This is the post I wrote for Roots of She today:
My husband once said to me, “You start a lot sentences with, “I’m afraid….”
I do. Or, I did.
That was a big moment of awareness for me of how I was living my life unconsciously.
About 10 years ago, I went through a stage of intense anxiety and panic attacks. I called it, The Red Face. Anxiety would sweep in unannounced and wash over my body, from my head to my feet, turning my face and ears incredibly hot and deep red. My heart would race. I would become embarrassed about the red face and confusion would set in. During the middle of the worst anxiety attacks, my cognitive processing abilities would shut down completely, and I would often loose the ability to speak.

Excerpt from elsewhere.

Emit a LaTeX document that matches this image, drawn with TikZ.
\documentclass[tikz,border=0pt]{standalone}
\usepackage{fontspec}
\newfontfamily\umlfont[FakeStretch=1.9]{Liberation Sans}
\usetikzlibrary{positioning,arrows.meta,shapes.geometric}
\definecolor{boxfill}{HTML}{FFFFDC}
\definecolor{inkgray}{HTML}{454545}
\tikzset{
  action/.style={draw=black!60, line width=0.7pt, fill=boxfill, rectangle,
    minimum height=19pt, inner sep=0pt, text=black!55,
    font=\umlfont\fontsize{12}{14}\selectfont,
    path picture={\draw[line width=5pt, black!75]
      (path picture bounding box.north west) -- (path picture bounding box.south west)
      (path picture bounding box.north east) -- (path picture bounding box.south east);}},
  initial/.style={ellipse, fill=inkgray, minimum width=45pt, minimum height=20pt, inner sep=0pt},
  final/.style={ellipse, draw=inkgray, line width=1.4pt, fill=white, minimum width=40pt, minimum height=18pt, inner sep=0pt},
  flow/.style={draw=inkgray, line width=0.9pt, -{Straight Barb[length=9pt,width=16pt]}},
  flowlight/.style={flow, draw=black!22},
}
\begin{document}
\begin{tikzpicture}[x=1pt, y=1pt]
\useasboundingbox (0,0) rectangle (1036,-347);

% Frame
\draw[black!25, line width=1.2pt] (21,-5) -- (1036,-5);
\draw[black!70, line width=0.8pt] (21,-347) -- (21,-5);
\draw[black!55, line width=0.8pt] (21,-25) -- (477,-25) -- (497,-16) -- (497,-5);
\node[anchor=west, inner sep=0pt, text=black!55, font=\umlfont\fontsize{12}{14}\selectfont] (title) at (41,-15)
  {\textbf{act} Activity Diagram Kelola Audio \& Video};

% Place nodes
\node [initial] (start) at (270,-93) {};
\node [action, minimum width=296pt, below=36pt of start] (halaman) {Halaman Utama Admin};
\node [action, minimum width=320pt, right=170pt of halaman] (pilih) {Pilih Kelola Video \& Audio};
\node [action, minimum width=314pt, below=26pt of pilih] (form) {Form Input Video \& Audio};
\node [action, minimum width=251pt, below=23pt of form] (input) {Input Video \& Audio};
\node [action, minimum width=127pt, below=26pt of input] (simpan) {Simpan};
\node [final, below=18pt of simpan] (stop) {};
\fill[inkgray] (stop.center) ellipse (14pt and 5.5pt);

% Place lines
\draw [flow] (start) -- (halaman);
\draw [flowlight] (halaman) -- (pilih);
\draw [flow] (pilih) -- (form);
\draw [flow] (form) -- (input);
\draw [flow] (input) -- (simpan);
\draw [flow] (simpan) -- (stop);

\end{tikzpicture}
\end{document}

Afterward, I felt ashamed and broken.
If I could re-do that time in my life I would go back and be kinder to myself. I would meet “the red face” with love. Just love. Now I know that the anxiety was all part of what I had to go through to get me where I am today. The anxiety had a message for me about my life. It was waking me up to what wasn’t working. I fought against it, but it was leading me home, to a gentler, more authentic life.
I am in the middle of doing a gratitude project called A Hundred Thank-Yous. I am making 100 paintings for 100 people that have touched my life. I plan to have all the paintings finished by mid- July when I will have a gallery show, then spend 100 days of giving them away. There is so much love in this project that just writing about it makes my eyes fill up with water. But, there is also so much fear. Can I really do this? Can I finish all of them? What if the creative ideas disappear and I discover that I cannot paint? Or worse, that I am not an artist at all?
This project is forcing me to meet my fear and say hello, every single day. I notice the fear. I don’t fight it, I just feel it. And, I begin to paint and it goes away.
I send the fear love, I send myself love. It is all just part of the process of coming home.